Die sind total durchmangaifiziert, und jede Menge von Frauen machen auf niedlich, kleiden sich als Schul- oder Dienstmädchen. Alles muss diese großen Manga-Glupschaugen haben. Alles wird inzwischen im Mangastil dargestellt. Werbung setzt übersüßliche hohe alberne Mädchenstimmen ein. Ich habe auf der Expo ein Video gesehen, in dem eine junge Frau/Mädchen irgendetwas vorführt, dabei aber nicht gezeichnet, sondern völlig realistisch aussieht, gefilmt wie eine echte Frau – aber so große Augen hat, dass die Augäpfel nicht in ihren Schädel passen würden.
Niedlichkeitsautomaten. Viele Geschäfte bestehen nur aus endlosen, in vier, fünf Zeilen übereinander gestapelten Automaten, aus denen man gegen Münzeinwurf eine Kugel mit irgendeinem Inhalt bekommt, der nur so beispielhaft kategorisiert ist. Die funktionieren, wie bei uns früher die Kaugummiautomaten, nur größer: Münzen rein, Knebel drehen, Kugel kommt unten raus.
Millionen dieser Automaten stehen herum. Tinnef und Klimbim jedweder Art, besonders der ganze Manga- und Niedlichkeitskram, selbst Schminkzeug, Küchengewürze. Kostenpunkt meiste so zwischen 300 und 500 Yen (rund 2 bis 3,30 Euro, bezogen auf die Kaufkraft etwas mehr).
Die Läden sind voll.
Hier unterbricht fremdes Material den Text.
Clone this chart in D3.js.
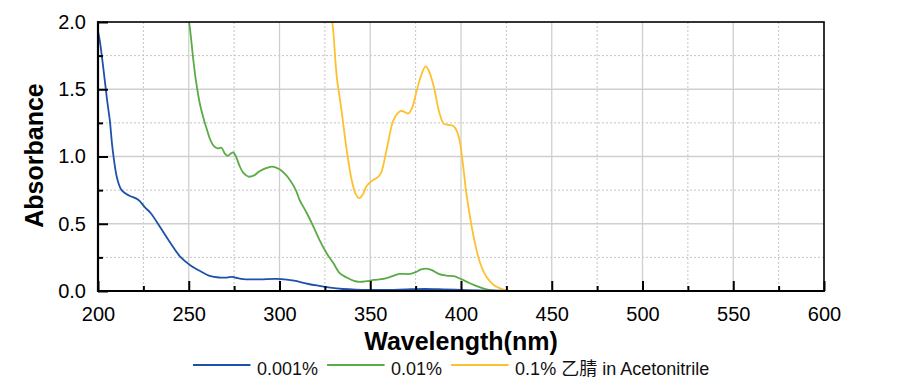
<!DOCTYPE html>
<html>
<head>
<meta charset="utf-8">
<script src="https://cdn.jsdelivr.net/npm/d3@7"></script>
<style>
  html, body { margin: 0; padding: 0; background: #fff; }
  svg { display: block; font-family: "Liberation Sans", Arial, "Noto Sans CJK SC", sans-serif; }
</style>
</head>
<body>
<svg id="chart" width="912" height="389"></svg>
<script>
// ---------- data ----------
const seriesNames = ["0.001%", "0.01%", "0.1% 乙腈 in Acetonitrile"];
const seriesColors = ["#1f51aa", "#5aab46", "#fec02e"];

const blueNm = [200, 201, 203, 205, 206.5, 208, 210.5, 213, 217, 222, 226, 229, 234, 240, 245, 251, 256, 262, 267, 271, 274, 277, 280, 289, 298, 304, 308, 316, 322, 328, 335, 342, 350, 360, 370, 380, 390, 400, 410, 420, 440, 500, 600];
const blueAbs = [1.93, 1.86, 1.65, 1.42, 1.27, 1.06, 0.84, 0.75, 0.71, 0.68, 0.62, 0.58, 0.48, 0.355, 0.26, 0.19, 0.15, 0.11, 0.10, 0.10, 0.105, 0.095, 0.088, 0.087, 0.09, 0.085, 0.077, 0.052, 0.038, 0.025, 0.015, 0.01, 0.008, 0.008, 0.012, 0.015, 0.012, 0.008, 0.004, 0.002, 0, 0, 0];

const greenNm = [249.5, 250.5, 252.5, 254, 256, 258, 260, 262, 264, 266, 268, 270, 271.5, 273, 274.5, 276, 278, 280, 283, 286, 289, 293, 296, 300, 303, 306, 309, 311, 315, 319, 322, 326, 330, 333, 337, 341, 344, 348, 352, 356, 359, 363, 366, 372, 375, 378, 381, 384, 388, 392, 396, 399, 403, 407, 411, 414, 418, 425, 440];
const greenAbs = [2.05, 1.97, 1.72, 1.56, 1.40, 1.29, 1.20, 1.12, 1.075, 1.06, 1.065, 1.02, 1.005, 1.02, 1.03, 1.0, 0.93, 0.88, 0.85, 0.86, 0.89, 0.915, 0.925, 0.905, 0.87, 0.82, 0.75, 0.68, 0.58, 0.47, 0.38, 0.28, 0.2, 0.135, 0.1, 0.075, 0.068, 0.073, 0.082, 0.088, 0.095, 0.115, 0.127, 0.127, 0.14, 0.16, 0.166, 0.155, 0.125, 0.115, 0.11, 0.095, 0.07, 0.045, 0.025, 0.012, 0.005, 0.001, 0];

const yellowNm = [328.5, 329.5, 331.5, 334, 337, 339.7, 342, 344, 346, 348, 351, 354, 356, 359, 362.5, 365, 367, 369, 371, 373, 375.6, 378, 380.5, 382.5, 385, 388, 390.5, 393, 396, 398, 399.5, 401, 403, 405, 407, 410.5, 414, 418, 421.5, 425, 430];
const yellowAbs = [2.05, 1.95, 1.6, 1.36, 1.05, 0.83, 0.72, 0.69, 0.72, 0.78, 0.82, 0.845, 0.88, 1.05, 1.26, 1.32, 1.34, 1.33, 1.32, 1.36, 1.49, 1.6, 1.67, 1.63, 1.52, 1.33, 1.245, 1.235, 1.225, 1.18, 1.10, 0.95, 0.72, 0.55, 0.40, 0.21, 0.106, 0.045, 0.02, 0.005, 0];

const xMajorTicks = [200, 250, 300, 350, 400, 450, 500, 550, 600];
const xMinorTicks = [225, 275, 325, 375, 425, 475, 525, 575];
const yMajorTicks = [0, 0.5, 1.0, 1.5, 2.0];
const yMinorTicks = [0.25, 0.75, 1.25, 1.75];
const xTitle = "Wavelength(nm)";
const yTitle = "Absorbance";

// ---------- layout ----------
const L = 98, T = 22, R = 824, B = 291;
const svg = d3.select("#chart");
const x = d3.scaleLinear().domain([200, 600]).range([L, R]);
const y = d3.scaleLinear().domain([0, 2]).range([B, T]);

// grid
const grid = svg.append("g");
grid.selectAll(".gxm").data(xMinorTicks).join("line")
  .attr("x1", d => x(d)).attr("x2", d => x(d)).attr("y1", T).attr("y2", B)
  .attr("stroke", "#c4c4c4").attr("stroke-width", 1).attr("stroke-dasharray", "2,2");
grid.selectAll(".gym").data(yMinorTicks).join("line")
  .attr("y1", d => y(d)).attr("y2", d => y(d)).attr("x1", L).attr("x2", R)
  .attr("stroke", "#c4c4c4").attr("stroke-width", 1).attr("stroke-dasharray", "2,2");
grid.selectAll(".gxM").data(xMajorTicks.slice(1, -1)).join("line")
  .attr("x1", d => x(d)).attr("x2", d => x(d)).attr("y1", T).attr("y2", B)
  .attr("stroke", "#cfcfcf").attr("stroke-width", 1.3);
grid.selectAll(".gyM").data(yMajorTicks.slice(1, -1)).join("line")
  .attr("y1", d => y(d)).attr("y2", d => y(d)).attr("x1", L).attr("x2", R)
  .attr("stroke", "#cfcfcf").attr("stroke-width", 1.3);

// clip
svg.append("clipPath").attr("id", "clip").append("rect")
  .attr("x", L).attr("y", T).attr("width", R - L).attr("height", B - T);

const series = [
  [blueNm, blueAbs],
  [greenNm, greenAbs],
  [yellowNm, yellowAbs]
];
const line = d3.line().x(d => x(d[0])).y(d => y(d[1])).curve(d3.curveCatmullRom.alpha(0.5));
const lines = svg.append("g").attr("clip-path", "url(#clip)");
[2, 1, 0].forEach(i => {
  const pts = series[i][0].map((v, k) => [v, series[i][1][k]]);
  lines.append("path").datum(pts).attr("d", line)
    .attr("fill", "none").attr("stroke", seriesColors[i]).attr("stroke-width", 1.8);
});

// axes
const fontSize = 20;
const xAxis = svg.append("g").attr("transform", `translate(0,${B})`)
  .call(d3.axisBottom(x).tickValues(xMajorTicks).tickSize(-10).tickPadding(16).tickFormat(d3.format("d")));
const xAxisMinor = svg.append("g").attr("transform", `translate(0,${B})`)
  .call(d3.axisBottom(x).tickValues(xMinorTicks).tickSize(-5).tickFormat(""));
const yAxis = svg.append("g").attr("transform", `translate(${L},0)`)
  .call(d3.axisLeft(y).tickValues(yMajorTicks).tickSize(-10).tickPadding(12).tickFormat(d3.format(".1f")));
const yAxisMinor = svg.append("g").attr("transform", `translate(${L},0)`)
  .call(d3.axisLeft(y).tickValues(yMinorTicks).tickSize(-5).tickFormat(""));
[xAxis, xAxisMinor, yAxis, yAxisMinor].forEach(g => {
  g.select(".domain").remove();
  g.selectAll(".tick line").attr("stroke", "#000").attr("stroke-width", 2);
  g.selectAll("text").attr("font-size", fontSize).attr("fill", "#000")
    .attr("font-family", "'Liberation Sans', Arial, sans-serif");
});

// frame
svg.append("rect").attr("x", L).attr("y", T).attr("width", R - L).attr("height", B - T)
  .attr("fill", "none").attr("stroke", "#000").attr("stroke-width", 1.6);
svg.append("line").attr("x1", L).attr("x2", L).attr("y1", T - 0.8).attr("y2", B + 1)
  .attr("stroke", "#000").attr("stroke-width", 2.2);
svg.append("line").attr("x1", L - 1).attr("x2", R + 0.8).attr("y1", B).attr("y2", B)
  .attr("stroke", "#000").attr("stroke-width", 2.2);

// titles
svg.append("text").attr("x", (L + R) / 2).attr("y", 350).attr("text-anchor", "middle")
  .attr("font-size", 25).attr("font-weight", "bold").text(xTitle);
svg.append("text").attr("transform", `translate(43,${(T + B) / 2 - 1}) rotate(-90)`)
  .attr("text-anchor", "middle").attr("font-size", 25).attr("font-weight", "bold").text(yTitle);

// legend
const leg = svg.append("g");
let lx = 193;
const ly = 365;
seriesNames.forEach((name, i) => {
  leg.append("line").attr("x1", lx).attr("x2", lx + 57.5).attr("y1", ly).attr("y2", ly)
    .attr("stroke", seriesColors[i]).attr("stroke-width", 2);
  const t = leg.append("text").attr("x", lx + 64).attr("y", 375).attr("font-size", 18)
    .attr("fill", "#111").text(name);
  lx = lx + 64 + t.node().getComputedTextLength() + 9;
});
</script>
</body>
</html>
Die Leute kaufen diesem Kram in unfassbaren Mengen.
Ödniswüsten
So sehr einen diese Einkaufspassagen aus einem undurchschaubaren, riesigen Geflecht von unterirdischen Straßen mit Tausenden von Restaurants und ihrer Glitzerwelt beeindrucken, muss man ebenso sagen, dass sobald man mal etwas aus der Innenstadt rauskommt, etwa mit dem Zug über das Land oder die Vorstädte fährt, eine Tristesse herrscht: Häuserwüsten aus Wohnblocks und traditionellen oder den typisch japanischen rechteckigen Quaderhäusern auf kleiner Fläche, die scheinbar planlos eins ans andere geklatscht wurde, um möglichst viele Leute unterzubringen.
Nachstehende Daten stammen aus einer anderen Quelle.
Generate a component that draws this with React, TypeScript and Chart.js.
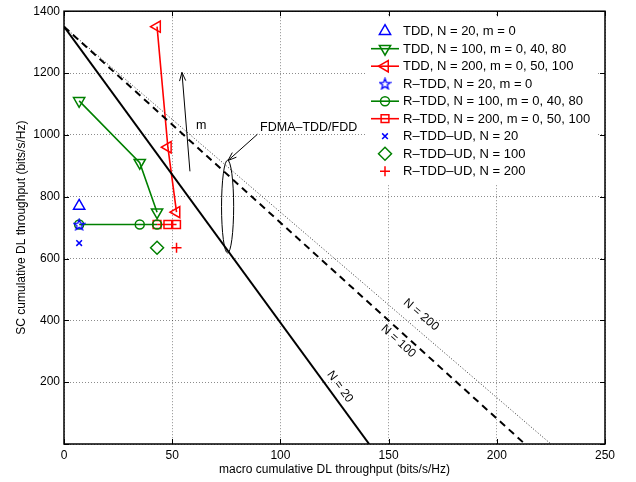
import React, { useEffect, useRef } from 'react';
import { Chart, registerables } from 'chart.js';
import { drawPoint } from 'chart.js/helpers';

Chart.register(...registerables);

const FONT = '"Liberation Sans", Arial, Helvetica, sans-serif';

// ---- axes ----
const xTicks = [0, 50, 100, 150, 200, 250];
const yTicks = [0, 200, 400, 600, 800, 1000, 1200, 1400];
const xTitle = 'macro cumulative DL throughput (bits/s/Hz)';
const yTitle = 'SC cumulative DL throughput (bits/s/Hz)';

// ---- FDMA-TDD/FDD reference lines (macro, SC) ----
const fdmaN20X = [0, 141];
const fdmaN20Y = [1350, 0];
const fdmaN100X = [0, 213];
const fdmaN100Y = [1350, 0];
const fdmaN200X = [0, 225];
const fdmaN200Y = [1350, 0];

// ---- TDD ----
const tddN20X = [7];
const tddN20Y = [770];
const tddN100X = [7, 35, 43];
const tddN100Y = [1110, 910, 750];
const tddN200X = [43, 48, 52];
const tddN200Y = [1350, 960, 750];

// ---- R-TDD ----
const rtddN20X = [7];
const rtddN20Y = [710];
const rtddN100X = [7, 35, 43];
const rtddN100Y = [710, 710, 710];
const rtddN200X = [43, 48, 52];
const rtddN200Y = [710, 710, 710];

// ---- R-TDD-UD ----
const rtddUdN20X = [7];
const rtddUdN20Y = [650];
const rtddUdN100X = [43];
const rtddUdN100Y = [635];
const rtddUdN200X = [52];
const rtddUdN200Y = [635];

const legendLabels = [
  'TDD, N = 20, m = 0',
  'TDD, N = 100, m = 0, 40, 80',
  'TDD, N = 200, m = 0, 50, 100',
  'R\u2013TDD, N = 20, m = 0',
  'R\u2013TDD, N = 100, m = 0, 40, 80',
  'R\u2013TDD, N = 200, m = 0, 50, 100',
  'R\u2013TDD\u2013UD, N = 20',
  'R\u2013TDD\u2013UD, N = 100',
  'R\u2013TDD\u2013UD, N = 200',
];

const lineLabels = ['N = 20', 'N = 100', 'N = 200'];
const annotationM = 'm';
const annotationFdma = 'FDMA\u2013TDD/FDD';

const BLUE = '#0000ff';
const GREEN = '#008000';
const RED = '#ff0000';

function makeStar(color: string, size = 13) {
  const c = document.createElement('canvas');
  c.width = size;
  c.height = size;
  const ctx = c.getContext('2d')!;
  const cx = size / 2;
  const cy = size / 2 + 0.5;
  const R = size / 2 - 0.8;
  const r = R * 0.42;
  ctx.beginPath();
  for (let i = 0; i < 10; i++) {
    const a = -Math.PI / 2 + (i * Math.PI) / 5;
    const rad = i % 2 === 0 ? R : r;
    ctx.lineTo(cx + rad * Math.cos(a), cy + rad * Math.sin(a));
  }
  ctx.closePath();
  ctx.strokeStyle = color;
  ctx.lineWidth = 1.3;
  ctx.stroke();
  return c;
}

const pts = (xs: number[], ys: number[]) => xs.map((x, i) => ({ x, y: ys[i] }));

function series(
  label: string,
  xs: number[],
  ys: number[],
  color: string,
  pointStyle: any,
  rotation: number,
  radius: number,
  showLine: boolean
) {
  return {
    label,
    data: pts(xs, ys),
    borderColor: color,
    backgroundColor: 'rgba(0,0,0,0)',
    pointStyle,
    pointRotation: rotation,
    pointRadius: radius,
    pointHoverRadius: radius,
    pointBorderColor: color,
    pointBackgroundColor: 'rgba(0,0,0,0)',
    pointBorderWidth: 1.5,
    showLine,
    borderWidth: 1.6,
    inLegend: true,
  } as any;
}

function refLine(xs: number[], ys: number[], width: number, dash: number[], color: string) {
  return {
    label: '',
    data: pts(xs, ys),
    borderColor: color,
    borderWidth: width,
    borderDash: dash,
    pointRadius: 0,
    showLine: true,
    inLegend: false,
  } as any;
}

function arrow(ctx: CanvasRenderingContext2D, x0: number, y0: number, x1: number, y1: number, head = 9) {
  ctx.beginPath();
  ctx.moveTo(x0, y0);
  ctx.lineTo(x1, y1);
  const a = Math.atan2(y1 - y0, x1 - x0);
  const s = 0.35;
  ctx.moveTo(x1 - head * Math.cos(a - s), y1 - head * Math.sin(a - s));
  ctx.lineTo(x1, y1);
  ctx.lineTo(x1 - head * Math.cos(a + s), y1 - head * Math.sin(a + s));
  ctx.stroke();
}

const annotationsPlugin = {
  id: 'annotations',
  afterDatasetsDraw(chart: any) {
    const { ctx, chartArea } = chart;
    const xs = chart.scales.x;
    const ys = chart.scales.y;
    const px = (v: number) => xs.getPixelForValue(v);
    const py = (v: number) => ys.getPixelForValue(v);
    ctx.save();

    // inward ticks
    ctx.strokeStyle = '#000';
    ctx.lineWidth = 1;
    ctx.setLineDash([]);
    ctx.beginPath();
    xTicks.forEach((t) => {
      const x = Math.round(px(t)) + 0.5;
      ctx.moveTo(x, chartArea.bottom);
      ctx.lineTo(x, chartArea.bottom - 5);
      ctx.moveTo(x, chartArea.top);
      ctx.lineTo(x, chartArea.top + 5);
    });
    yTicks.forEach((t) => {
      const y = Math.round(py(t)) + 0.5;
      ctx.moveTo(chartArea.left, y);
      ctx.lineTo(chartArea.left + 5, y);
      ctx.moveTo(chartArea.right, y);
      ctx.lineTo(chartArea.right - 5, y);
    });
    ctx.stroke();

    // rotated labels on reference lines
    ctx.fillStyle = '#000';
    ctx.font = `12px ${FONT}`;
    ctx.textAlign = 'center';
    ctx.textBaseline = 'middle';
    const refs = [
      { xs: fdmaN20X, ys: fdmaN20Y, at: [127.5, 185] },
      { xs: fdmaN100X, ys: fdmaN100Y, at: [154.5, 332] },
      { xs: fdmaN200X, ys: fdmaN200Y, at: [165, 418] },
    ];
    refs.forEach((r, i) => {
      const ang = Math.atan2(py(r.ys[1]) - py(r.ys[0]), px(r.xs[1]) - px(r.xs[0]));
      ctx.save();
      ctx.translate(px(r.at[0]), py(r.at[1]));
      ctx.rotate(ang);
      ctx.fillText(lineLabels[i], 0, 0);
      ctx.restore();
    });

    // arrow "m"
    ctx.lineWidth = 1;
    ctx.strokeStyle = '#000';
    arrow(ctx, px(58.2), py(882), px(54.5), py(1202), 9);
    ctx.textAlign = 'left';
    ctx.font = `12.5px ${FONT}`;
    ctx.fillText(annotationM, px(61), py(1030));

    // ellipse
    const ex = px(75.6);
    const ey = py(768);
    const rx = Math.abs(px(75.6 + 2.8) - ex);
    const ry = Math.abs(py(768 + 150) - ey);
    ctx.beginPath();
    ctx.ellipse(ex, ey, rx, ry, 0, 0, Math.PI * 2);
    ctx.stroke();

    // FDMA label + arrow
    ctx.fillText(annotationFdma, px(90.6), py(1024));
    arrow(ctx, px(89.4), py(1002), px(75.8), py(917), 9);

    // frame
    ctx.lineWidth = 1.5;
    ctx.strokeRect(chartArea.left, chartArea.top, chartArea.right - chartArea.left, chartArea.bottom - chartArea.top);
    ctx.restore();
  },
  afterDraw(chart: any) {
    const { ctx, chartArea } = chart;
    const items = chart.data.datasets.filter((d: any) => d.inLegend);
    const boxRight = chartArea.right - 9;
    const boxLeft = boxRight - 230;
    const boxTop = chartArea.top + 6;
    const rowH = 17.5;
    const boxBottom = boxTop + 10 + rowH * items.length;
    ctx.save();
    ctx.fillStyle = '#fff';
    ctx.fillRect(boxLeft, boxTop, boxRight - boxLeft, boxBottom - boxTop);
    ctx.font = `13px ${FONT}`;
    ctx.textAlign = 'left';
    ctx.textBaseline = 'middle';
    items.forEach((d: any, i: number) => {
      const y = boxTop + 14 + i * rowH;
      const l0 = boxLeft + 5;
      const l1 = boxLeft + 33;
      const mx = (l0 + l1) / 2;
      ctx.setLineDash([]);
      if (d.showLine) {
        ctx.strokeStyle = d.borderColor;
        ctx.lineWidth = d.borderWidth;
        ctx.beginPath();
        ctx.moveTo(l0, y);
        ctx.lineTo(l1, y);
        ctx.stroke();
      }
      ctx.strokeStyle = d.pointBorderColor;
      ctx.fillStyle = 'rgba(0,0,0,0)';
      ctx.lineWidth = d.pointBorderWidth;
      drawPoint(ctx, { pointStyle: d.pointStyle, rotation: d.pointRotation, radius: d.pointRadius, borderWidth: d.pointBorderWidth } as any, mx, y);
      ctx.fillStyle = '#000';
      ctx.fillText(d.label, l1 + 4, y + 0.5);
    });
    ctx.restore();
  },
};

export default function App() {
  const ref = useRef<HTMLCanvasElement | null>(null);
  useEffect(() => {
    if (!ref.current) return;
    Chart.defaults.font.family = FONT;
    Chart.defaults.color = '#000';
    const star = makeStar(BLUE, 13);
    const datasets = [
      refLine(fdmaN20X, fdmaN20Y, 2, [], '#000'),
      refLine(fdmaN100X, fdmaN100Y, 2, [7, 5], '#000'),
      refLine(fdmaN200X, fdmaN200Y, 1, [1, 2], '#333'),
      series(legendLabels[0], tddN20X, tddN20Y, BLUE, 'triangle', 0, 6.5, false),
      series(legendLabels[1], tddN100X, tddN100Y, GREEN, 'triangle', 180, 6.5, true),
      series(legendLabels[2], tddN200X, tddN200Y, RED, 'triangle', 270, 6.5, true),
      series(legendLabels[3], rtddN20X, rtddN20Y, BLUE, star, 0, 6, false),
      series(legendLabels[4], rtddN100X, rtddN100Y, GREEN, 'circle', 0, 4.5, true),
      series(legendLabels[5], rtddN200X, rtddN200Y, RED, 'rect', 0, 5.5, true),
      series(legendLabels[6], rtddUdN20X, rtddUdN20Y, BLUE, 'crossRot', 0, 4, false),
      series(legendLabels[7], rtddUdN100X, rtddUdN100Y, GREEN, 'rectRot', 0, 6.5, false),
      series(legendLabels[8], rtddUdN200X, rtddUdN200Y, RED, 'cross', 0, 5, false),
    ];
    const chart = new Chart(ref.current, {
      type: 'scatter',
      data: { datasets },
      options: {
        animation: false,
        responsive: false,
        devicePixelRatio: 1,
        layout: { padding: { top: 6, right: 31, left: 0, bottom: 0 } },
        plugins: { legend: { display: false }, tooltip: { enabled: false } },
        scales: {
          x: {
            type: 'linear',
            min: xTicks[0],
            max: xTicks[xTicks.length - 1],
            afterBuildTicks: (s: any) => {
              s.ticks = xTicks.map((v) => ({ value: v }));
            },
            afterFit: (s: any) => {
              s.height = 38;
            },
            ticks: { font: { size: 12 }, padding: 4, maxRotation: 0, color: '#000' },
            grid: { color: 'rgba(0,0,0,0.45)', lineWidth: 1, drawTicks: false },
            border: { display: false, dash: [1, 2] },
            title: { display: true, text: xTitle, font: { size: 12 }, color: '#000', padding: { top: 0, bottom: 5 } },
          },
          y: {
            type: 'linear',
            min: yTicks[0],
            max: yTicks[yTicks.length - 1],
            afterBuildTicks: (s: any) => {
              s.ticks = yTicks.map((v) => ({ value: v }));
            },
            afterFit: (s: any) => {
              s.width = 64;
            },
            ticks: {
              font: { size: 12 },
              padding: 4,
              color: '#000',
              callback: (v: any) => (v === yTicks[0] ? '' : String(v)),
            },
            grid: { color: 'rgba(0,0,0,0.45)', lineWidth: 1, drawTicks: false },
            border: { display: false, dash: [1, 2] },
            title: { display: true, text: yTitle, font: { size: 12 }, color: '#000', padding: { top: 14, bottom: 0 } },
          },
        },
      },
      plugins: [annotationsPlugin],
    } as any);
    return () => chart.destroy();
  }, []);
  return (
    <div style={{ position: 'fixed', left: 0, top: 0, width: 636, height: 482, background: '#fff' }}>
      <canvas ref={ref} width={636} height={482} style={{ display: 'block' }} />
    </div>
  );
}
Da herrscht eine gewisse Ödnis und Langeweile, und es überrascht dann nicht, dass die Leute sich in Alkohol, Spielsucht oder Phantasiewelten stürzen oder Cosplay machen und sich seltsam kleiden.
Es hat mir gefallen
Alles in allem: Es hat mir gefallen.
Es war aber ganz anders als erwartet. Und nicht in jeder Hinsicht besser. Aber in vielerlei unerwarteter Hinsicht besser.
Ich musste in Japan an einen Spruch denken, den uns in der Schule mal ein Griechisch-Lehrer sagte: Man muss Fremdsprachen lernen, um die eigene zu verstehen. Das ist nicht nur bei Sprache so. Man muss sich die japanische Kultur und Zivilisation ansehen um zu bemerken und festzustellen, wie schlecht unsere Kultur, unsere Zivilisation inzwischen ist, wie sehr sie zerstört wurden.
So. Nun sitze ich noch auf einem großen Berg von Fotos und Filmschnipseln, aus denen ich jetzt was machen muss. Wird ein paar Tage dauern.